La société Comptoir de change invoque le déséquilibre significatif dans les droits et obligations des parties sur le fondement de l'article L. 442-6-1-2° du code de commerce qui énoncent que :

« I. Engage la responsabilité de son auteur et l'oblige à réparer le préjudice causé le fait, par tout producteur, commerçant, industriel ou personne immatriculée au répertoire des métiers :

2° De soumettre ou de tenter de soumettre un partenaire commercial à des obligations créant un déséquilibre significatif dans les droits et obligations des parties. »

Il a été relevé d'office le défaut de pouvoir de la cour d'appel de Douai au bénéfice de la cour d'appel de Paris pour statuer sur cette demande au vu de l'article D. 442 du code de commerce. La société Cinémas IDF avait formé cette demande en première instance devant le tribunal de commerce de Lille, compétent, et l'appel a été interjeté par la société Dekacom qui devait orienter son recours en conséquence.

Au vu de ces éléments, et de la saisine de la cour d'appel dans le cadre d'une procédure de référé, il sera statué au regard de la contestation sérieuse invoquée, sans retenir le défaut de pouvoir.

Or, il n'appartient pas au juge des référés mais au juge du fond d'apprécier si les éléments constitutifs d'un déséquilibre significatif dans les droits et obligations des parties sont caractérisés en ce qu'il faut analyser les clauses du contrat, ce qui ne relève pas des pouvoirs du juge des référés.

La société Dekacom qui sollicite l'allocation d'une provision à valoir sur le montant des factures émises se voit ainsi opposer des contestations sérieuses justifiant que ses demandes soient déclarées irrecevables dans le cadre de la procédure de référé.

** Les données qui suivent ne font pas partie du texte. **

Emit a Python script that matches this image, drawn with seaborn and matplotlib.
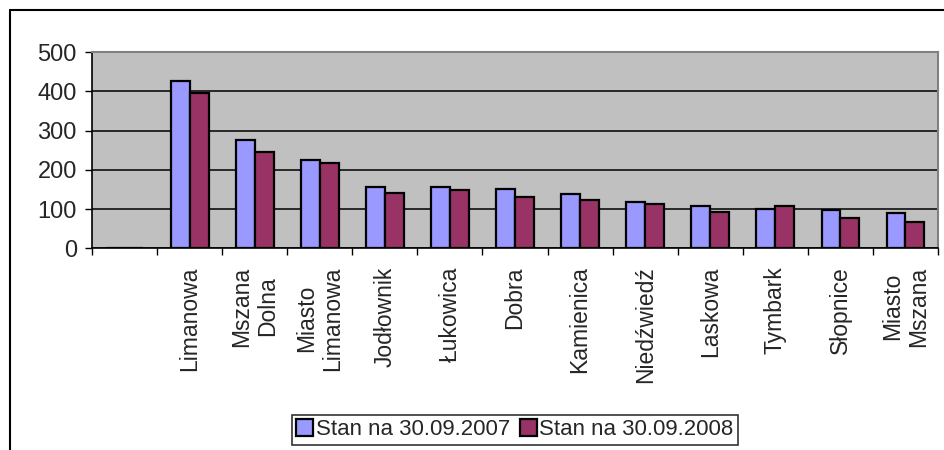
import matplotlib
matplotlib.use("Agg")
import matplotlib.pyplot as plt
from matplotlib.lines import Line2D
from matplotlib.ticker import FixedLocator
import seaborn as sns
import pandas as pd
import numpy as np

# Gminy (pierwsza kategoria bez nazwy)
gminy = ["", "Limanowa", "Mszana\nDolna", "Miasto\nLimanowa", "Jodłownik",
         "Łukowica", "Dobra", "Kamienica", "Niedźwiedź", "Laskowa",
         "Tymbark", "Słopnice", "Miasto\nMszana"]
stan_2007 = [1, 427, 277, 224, 157, 157, 151, 138, 119, 108, 100, 97, 91]
stan_2008 = [1, 395, 245, 217, 141, 148, 131, 123, 112, 93, 107, 77, 68]
serie = ["Stan na 30.09.2007", "Stan na 30.09.2008"]
kolory = ["#9999FF", "#993366"]
y_ticks = [0, 100, 200, 300, 400, 500]

df = pd.DataFrame({
    "gmina": gminy * 2,
    "wartosc": stan_2007 + stan_2008,
    "seria": [serie[0]] * len(gminy) + [serie[1]] * len(gminy),
})

sns.set_style("white")
plt.rcParams["font.family"] = ["Liberation Sans", "DejaVu Sans"]

fig = plt.figure(figsize=(9.45, 4.5), dpi=100)
ax = fig.add_axes([0.0974, 0.4478, 0.8952, 0.4366])
ax.set_facecolor("#C0C0C0")

sns.barplot(data=df, x="gmina", y="wartosc", hue="seria", order=gminy,
            hue_order=serie, palette=kolory, saturation=1, edgecolor="black",
            linewidth=1.6, width=0.58, ax=ax)

ax.set_ylim(0, 500)
ax.set_xlim(-0.5, len(gminy) - 0.5)
ax.set_yticks(y_ticks)
ax.set_yticklabels([str(t) for t in y_ticks], fontsize=17)
ax.yaxis.grid(True, color="black", linewidth=1.1)
ax.set_axisbelow(True)
ax.set_xlabel("")
ax.set_ylabel("")

# etykiety kategorii pionowo, znaczniki na granicach kategorii
ax.set_xticks(range(len(gminy)))
ax.set_xticklabels(gminy, rotation=90, fontsize=16.5, ha="center", va="top",
                   multialignment="center")
ax.tick_params(axis="x", which="major", length=0, pad=13)
ax.xaxis.set_minor_locator(FixedLocator(np.arange(-0.5, len(gminy), 1.0)))
ax.tick_params(axis="x", which="minor", bottom=True, length=5, width=1,
               color="black", direction="out")
ax.tick_params(axis="y", left=True, length=5, width=1, color="black",
               direction="out", pad=6)

for side in ["top", "right"]:
    ax.spines[side].set_color("#808080")
    ax.spines[side].set_linewidth(1.5)
for side in ["left", "bottom"]:
    ax.spines[side].set_color("black")
    ax.spines[side].set_linewidth(1.2)

handles, labels = ax.get_legend_handles_labels()
ax.legend_.remove()
leg = fig.legend(handles, labels, loc="center", bbox_to_anchor=(0.545, 0.045),
                 ncol=2, fontsize=16, frameon=True, fancybox=False,
                 edgecolor="black", handlelength=0.75, handleheight=0.75,
                 handletextpad=0.12, columnspacing=0.45, borderpad=0.2,
                 borderaxespad=0.0)
leg.get_frame().set_linewidth(1.2)

# ramka obszaru wykresu
fig.add_artist(Line2D([10 / 945, 10 / 945], [0, 1 - 10 / 450],
                      color="black", linewidth=1.5, transform=fig.transFigure))
fig.add_artist(Line2D([10 / 945, 1], [1 - 10 / 450, 1 - 10 / 450],
                      color="black", linewidth=1.5, transform=fig.transFigure))

fig.savefig("out.png", dpi=100)
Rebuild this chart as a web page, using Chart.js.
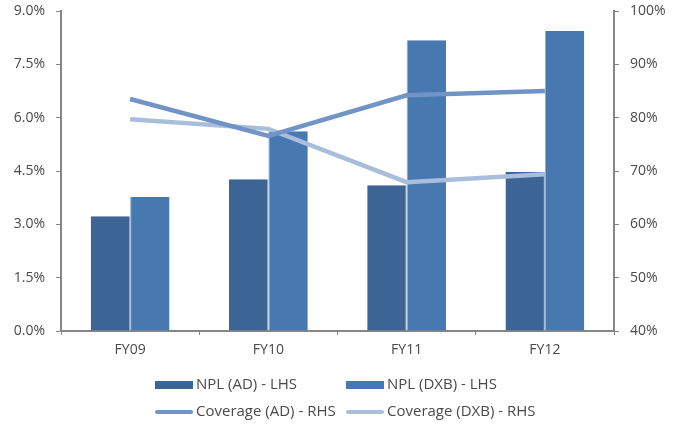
<!DOCTYPE html>
<html>
<head>
<meta charset="utf-8">
<script src="https://cdn.jsdelivr.net/npm/chart.js@4/dist/chart.umd.min.js"></script>
<style>
  html, body { margin: 0; padding: 0; background: #fff; }
  #wrap { width: 679px; height: 428px; position: relative; }
</style>
</head>
<body>
<div id="wrap"><canvas id="chart"></canvas></div>
<script>
const categories = ['FY09', 'FY10', 'FY11', 'FY12'];
const nplAD = [3.23, 4.27, 4.10, 4.47];
const nplDXB = [3.77, 5.62, 8.18, 8.44];
const coverageAD = [83.5, 76.6, 84.2, 85.0];
const coverageDXB = [79.7, 77.9, 67.9, 69.4];
const leftTicks = [0, 1.5, 3, 4.5, 6, 7.5, 9];
const rightTicks = [40, 50, 60, 70, 80, 90, 100];

const axisColor = '#868686';
const textColor = '#4a4a4a';
const fontFamily = '"Open Sans", "Noto Sans", sans-serif';

// legend drawn as a 2x2 grid like the original
const gridLegend = {
  id: 'gridLegend',
  afterDraw(chart) {
    const ctx = chart.ctx;
    const cols = [155, 346];
    const rows = [385, 412];
    ctx.save();
    ctx.font = '15px ' + fontFamily;
    ctx.textBaseline = 'middle';
    chart.data.datasets.forEach((ds, i) => {
      const x = cols[i % 2];
      const y = rows[Math.floor(i / 2)];
      if (ds.type === 'line') {
        ctx.strokeStyle = ds.borderColor;
        ctx.lineWidth = 4;
        ctx.lineCap = 'round';
        ctx.beginPath();
        ctx.moveTo(x + 2, y);
        ctx.lineTo(x + 36, y);
        ctx.stroke();
      } else {
        ctx.fillStyle = ds.backgroundColor;
        ctx.fillRect(x, y - 4, 38, 8);
      }
      ctx.fillStyle = textColor;
      ctx.fillText(ds.label, x + 41, y);
    });
    ctx.restore();
  }
};

const tickFont = { family: fontFamily, size: 14 };

function fixWidth(w) {
  return scale => {
    scale.width = w;
    scale.paddingTop = 0;
    scale.paddingBottom = 0;
  };
}

new Chart(document.getElementById('chart'), {
  type: 'bar',
  data: {
    labels: categories,
    datasets: [
      {
        label: 'NPL (AD) - LHS',
        data: nplAD,
        backgroundColor: '#3C6495',
        borderColor: '#8FA8CC',
        borderWidth: { right: 1 },
        yAxisID: 'y',
        order: 2,
        barPercentage: 1,
        categoryPercentage: 0.57
      },
      {
        label: 'NPL (DXB) - LHS',
        data: nplDXB,
        backgroundColor: '#4878B0',
        borderColor: '#8FA8CC',
        borderWidth: { left: 1 },
        yAxisID: 'y',
        order: 2,
        barPercentage: 1,
        categoryPercentage: 0.57
      },
      {
        type: 'line',
        label: 'Coverage (AD) - RHS',
        data: coverageAD,
        borderColor: '#7293C5',
        borderWidth: 4.5,
        pointRadius: 0,
        yAxisID: 'y1',
        order: 0
      },
      {
        type: 'line',
        label: 'Coverage (DXB) - RHS',
        data: coverageDXB,
        borderColor: '#A9BEDB',
        borderWidth: 4.5,
        pointRadius: 0,
        yAxisID: 'y1',
        order: 1
      }
    ]
  },
  options: {
    responsive: true,
    maintainAspectRatio: false,
    animation: false,
    layout: { padding: { top: 11, bottom: 62, left: 0, right: 0 } },
    plugins: {
      legend: { display: false },
      tooltip: { enabled: false }
    },
    scales: {
      x: {
        grid: { drawOnChartArea: false, offset: true, tickLength: 4, color: axisColor, lineWidth: 1 },
        border: { color: axisColor, width: 2 },
        ticks: { color: textColor, font: tickFont, padding: 7 },
        afterFit(scale) { scale.height = 35; }
      },
      y: {
        position: 'left',
        min: 0,
        max: 9,
        afterBuildTicks(scale) { scale.ticks = leftTicks.map(v => ({ value: v })); },
        grid: { drawOnChartArea: false, tickLength: 5, color: axisColor, lineWidth: 1 },
        border: { color: axisColor, width: 2 },
        ticks: {
          color: textColor,
          font: tickFont,
          padding: 11,
          callback: v => v.toFixed(1) + '%'
        },
        afterFit: fixWidth(61)
      },
      y1: {
        position: 'right',
        min: 40,
        max: 100,
        afterBuildTicks(scale) { scale.ticks = rightTicks.map(v => ({ value: v })); },
        grid: { drawOnChartArea: false, tickLength: 5, color: axisColor, lineWidth: 1 },
        border: { color: axisColor, width: 2 },
        ticks: {
          color: textColor,
          font: tickFont,
          padding: 11,
          callback: v => v + '%'
        },
        afterFit: fixWidth(65)
      }
    }
  },
  plugins: [gridLegend]
});
</script>
</body>
</html>
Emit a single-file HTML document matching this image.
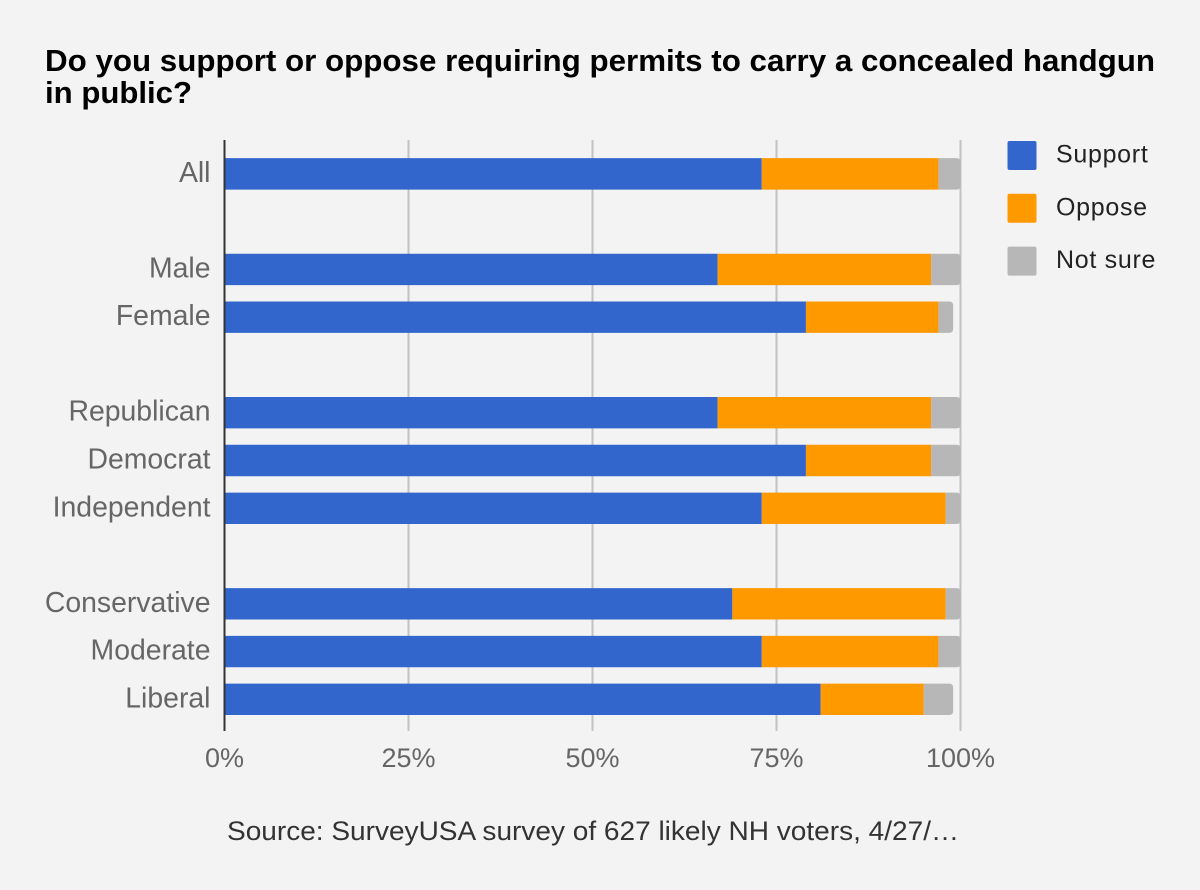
<!DOCTYPE html>
<html lang="en">
<head>
<meta charset="utf-8">
<title>Concealed handgun permit survey</title>
<style>
html,body{margin:0;padding:0;background:#f3f3f3;}
svg{display:block;font-family:"Liberation Sans",sans-serif;}
</style>
</head>
<body>
<svg id="chart" xmlns="http://www.w3.org/2000/svg" width="1200" height="890" viewBox="0 0 1200 890">
<rect x="0" y="0" width="1200" height="890" fill="#f3f3f3"/>
<text x="45" y="71" font-size="31" font-weight="700" fill="#000" textLength="1110" lengthAdjust="spacingAndGlyphs">Do you support or oppose requiring permits to carry a concealed handgun</text>
<text x="45" y="103" font-size="31" font-weight="700" fill="#000" textLength="147" lengthAdjust="spacingAndGlyphs">in public?</text>
<g id="grid"></g>
<g id="bars"></g>
<line x1="224.5" x2="224.5" y1="140" y2="731" stroke="#333" stroke-width="2"/>
<g id="ylabels"></g>
<g id="xlabels"></g>
<g id="legend"></g>
<text x="227" y="840" font-size="27" fill="#333" textLength="732" lengthAdjust="spacingAndGlyphs">Source: SurveyUSA survey of 627 likely NH voters, 4/27/…</text>
</svg>
<script>
const categories = ["All","","Male","Female","","Republican","Democrat","Independent","","Conservative","Moderate","Liberal"];
const support = [73,0,67,79,0,67,79,73,0,69,73,81];
const oppose = [24,0,29,18,0,29,17,25,0,29,24,14];
const notSure = [3,0,4,2,0,4,4,2,0,2,3,4];
const xTicks = [0,25,50,75,100];
const seriesNames = ["Support","Oppose","Not sure"];
const seriesColors = ["#3366cc","#ff9900","#b7b7b7"];

const NS = "http://www.w3.org/2000/svg";
const seriesValues = [support, oppose, notSure];
const xScale = v => 224.5 + v * 7.36;
const bandStep = 47.77;
const bandTop = 150;
const barHeight = 31.4;
const yScale = i => bandTop + (i + 0.5) * bandStep;

function make(tag, parent, attrs, text) {
  const el = document.createElementNS(NS, tag);
  for (const k in attrs) el.setAttribute(k, attrs[k]);
  if (text !== undefined) el.textContent = text;
  parent.appendChild(el);
  return el;
}

const gridG = document.getElementById("grid");
const xLabelG = document.getElementById("xlabels");
xTicks.forEach(t => {
  if (t !== 0) {
    const g = make("line", gridG, {x1: xScale(t), x2: xScale(t), y1: 140, y2: 731, stroke: "#c2c2c2", "stroke-width": 2});
    
    
  }
  const l = make("text", xLabelG, {x: xScale(t), y: 767, "text-anchor": "middle", "font-size": 27, fill: "#666"}, t + "%");
  
  
});

const barsG = document.getElementById("bars");
const yLabelG = document.getElementById("ylabels");
categories.forEach((cat, i) => {
  if (!cat) return;
  const top = yScale(i) - barHeight / 2;
  let cum = 0;
  seriesValues.forEach((vals, s) => {
    const x0 = xScale(cum);
    const x1 = xScale(cum + vals[i]);
    cum += vals[i];
    const r = 4;
    const left = s === 0 ? x0 + 1 : x0;
    const d = s === 2
      ? `M${left} ${top}H${x1 - r}Q${x1} ${top} ${x1} ${top + r}V${top + barHeight - r}Q${x1} ${top + barHeight} ${x1 - r} ${top + barHeight}H${left}Z`
      : `M${left} ${top}H${x1}V${top + barHeight}H${left}Z`;
    const seg = make("path", barsG, {d: d, fill: seriesColors[s]});
    
    
  });
  const lab = make("text", yLabelG, {x: 210.5, y: yScale(i) + 8, "text-anchor": "end", "font-size": 28.4, fill: "#666"}, cat);
  
  
});

const legendG = document.getElementById("legend");
seriesNames.forEach((name, s) => {
  const top = 141 + s * 52.8;
  const sw = make("rect", legendG, {x: 1007.5, y: top, width: 29, height: 29, rx: 2, fill: seriesColors[s]});
  
  
  const t = make("text", legendG, {x: 1056, y: top + 21.5, "font-size": 25, "letter-spacing": 0.7, fill: "#222"}, name);
  
  
});
</script>
</body>
</html>
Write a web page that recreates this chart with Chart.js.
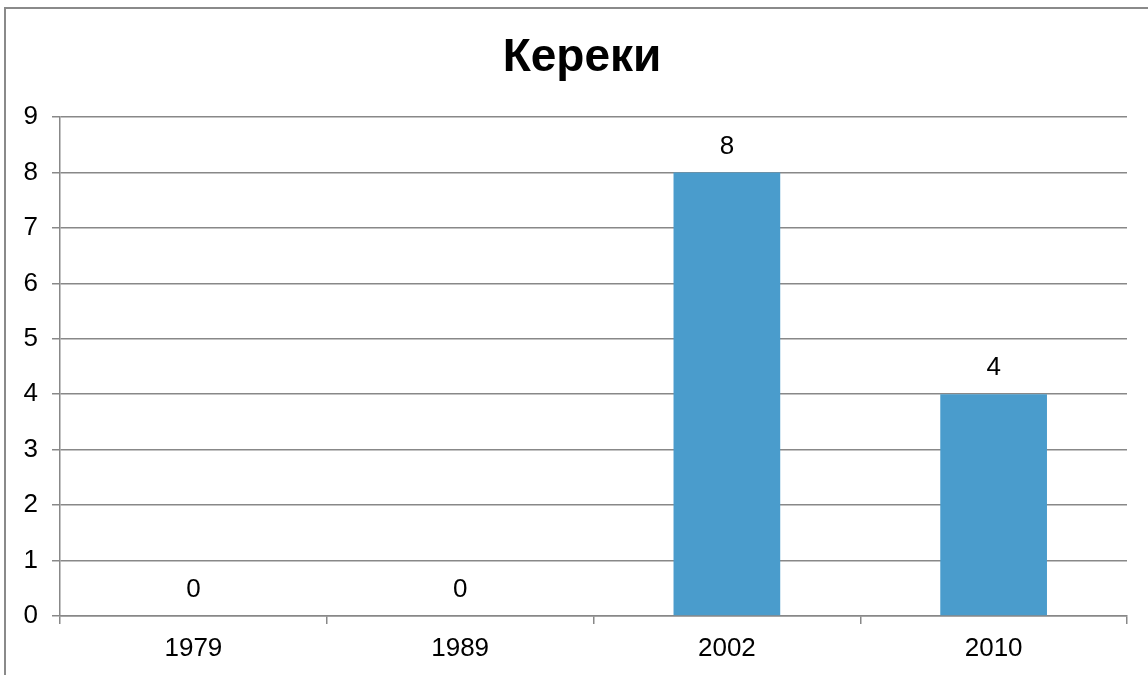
<!DOCTYPE html>
<html>
<head>
<meta charset="utf-8">
<script src="https://cdn.jsdelivr.net/npm/chart.js@4"></script>
<style>
  html, body { margin: 0; padding: 0; background: #fff; overflow: hidden; }
  #frame {
    position: absolute; left: 4px; top: 7px;
    width: 1300px; height: 800px;
    border: 2px solid #8a8a8a;
  }
  #chart { position: absolute; left: 0; top: 0; }
</style>
</head>
<body>
<div id="frame"></div>
<canvas id="chart" width="1148" height="675"></canvas>
<script>
const years = ["1979", "1989", "2002", "2010"];
const speakers = [0, 0, 8, 4];
const titleText = "Кереки";

const FONT = "'Liberation Sans', Arial, sans-serif";

// value labels above the bars + title drawn a bit right of centre like the original
const valueLabels = {
  id: "valueLabels",
  afterDatasetsDraw(chart) {
    const ctx = chart.ctx;
    const meta = chart.getDatasetMeta(0);
    ctx.save();
    ctx.font = "26px " + FONT;
    ctx.fillStyle = "#000";
    ctx.textAlign = "center";
    ctx.textBaseline = "middle";
    meta.data.forEach((bar, i) => {
      ctx.fillText(String(speakers[i]), bar.x, bar.y - 26);
    });
    ctx.font = "bold 46px " + FONT;
    ctx.textBaseline = "alphabetic";
    ctx.fillText(titleText, 582, 71);
    ctx.restore();
  },
};

const chartEl = document.querySelector("#chart");
const graph = new Chart(chartEl, {
  type: "bar",
  data: {
    labels: years,
    datasets: [
      {
        data: speakers,
        backgroundColor: "#4a9ccc",
        borderWidth: 0,
        barPercentage: 0.4,
        categoryPercentage: 1,
      },
    ],
  },
  options: {
    responsive: false,
    animation: false,
    layout: { padding: { left: 0, right: 21, top: 0, bottom: 0 } },
    plugins: {
      legend: { display: false },
      tooltip: { enabled: false },
      // keeps the space at the top; the text itself is painted by the plugin
      title: {
        display: true,
        text: titleText,
        color: "rgba(0,0,0,0)",
        font: { family: FONT, size: 44, weight: "bold" },
        padding: { top: 28.6, bottom: 35.6 },
      },
    },
    scales: {
      x: {
        grid: {
          offset: true,
          drawOnChartArea: false,
          drawTicks: true,
          tickLength: 8,
          color: "#888",
          lineWidth: 1.5,
        },
        border: { color: "#888", width: 1.5 },
        ticks: {
          color: "#000",
          font: { family: FONT, size: 26 },
          padding: 9,
          maxRotation: 0,
        },
        afterFit(scale) { scale.height = 59; },
      },
      y: {
        min: 0,
        max: 9,
        grid: { color: "#888", lineWidth: 1.5, tickLength: 8 },
        border: { color: "#888", width: 1.5 },
        ticks: {
          stepSize: 1,
          color: "#000",
          font: { family: FONT, size: 26 },
          padding: 14,
        },
        afterFit(scale) { scale.width = 60; },
      },
    },
  },
  plugins: [valueLabels],
});
</script>
</body>
</html>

Pour ces motifs, l'ordonnance sera confirmée sauf sur les dépens qui seront mis à la charge de l'appelante en première instance et en appel.

La société Dekacom sera condamnée à payer à la société Comptoir de change la somme de 1.000 euros sur le fondement des dispositions de l'article 700 du code de procédure civile.

 

DISPOSITIF (décision proprement dite)                             (N.B. : mention ne figurant pas sur l’original)

PAR CES MOTIFS :

Déboute la société Dekacom de sa demande de rejet des conclusions adverses et pièces signifiées le 8 novembre 2017,

Confirme l'ordonnance déférée, sauf sur les dépens,

Y ajoutant,

Condamne la société Dekacom à payer à la société Comptoir de Change la somme de 1.000 euros sur le fondement des dispositions de l'article 700 du code de procédure civile.

Rejette toute autre demande,

Condamne la société Dekacom aux dépens de la procédure de première instance et d’appel.